【发布时间】:2018-10-30 08:41:57
【问题描述】:
我正在使用 Kaggles https://www.kaggle.com/c/two-sigma-connect-rental-listing-inquiries/data
json 训练文件来分析特征和数据并应用其他算法来检查我是否可以提高准确性。
比如我有一个专栏:features:
示例:
l <- structure(list(`4` = c("Dining Room", "Pre-War", "Laundry in Building",
"Dishwasher", "Hardwood Floors", "Dogs Allowed", "Cats Allowed"
), `6` = c("Doorman", "Elevator", "Laundry in Building", "Dishwasher",
"Hardwood Floors", "No Fee"), `9` = c("Doorman", "Elevator",
"Laundry in Building", "Laundry in Unit", "Dishwasher", "Hardwood Floors"

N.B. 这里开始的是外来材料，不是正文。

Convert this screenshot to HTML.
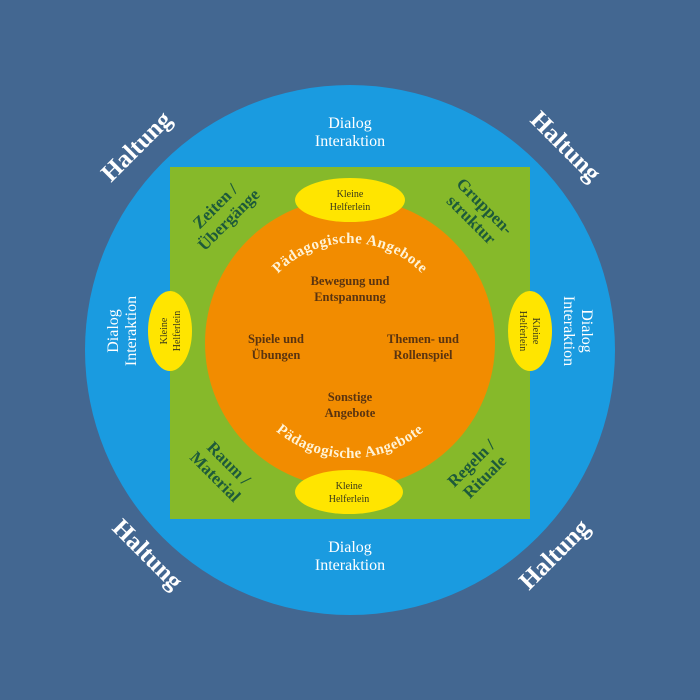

), `10` = list(), `15` = c("Doorman", "Elevator", "Fitness Center",
"Laundry in Building")), .Names = c("4", "6", "9", "10", "15"
))
我想构建一个如下所示的数据框:
name nested list
4 <list = list(c("Dining Room", "Pre-War", "Laundry in Building",
"Dishwasher", "Hardwood Floors", "Dogs Allowed", "Cats Allowed"))>
6 <list = list(c("Doorman", "Elevator", "Laundry in Building", "Dishwasher", "Hardwood Floors", "No Fee"))>
9 <list = list(c("Doorman", "Elevator",
"Laundry in Building", "Laundry in Unit", "Dishwasher", "Hardwood Floors"))>
10 <list = list(c())>
15 <list = list(c("Doorman", "Elevator", "Fitness Center",
"Laundry in Building")))>
请告知如何执行此操作。
我有点困惑如何转换它。
我的最终目标是构建一个将所有这些特征联合起来的数据框,并且每个 4、6、10、15 ... 如果它们具有这些特征,它们将有自己的 1 和 0,它们的一个热编码。
请指教。
【问题讨论】:
标签: r json dplyr tidyverse tidyr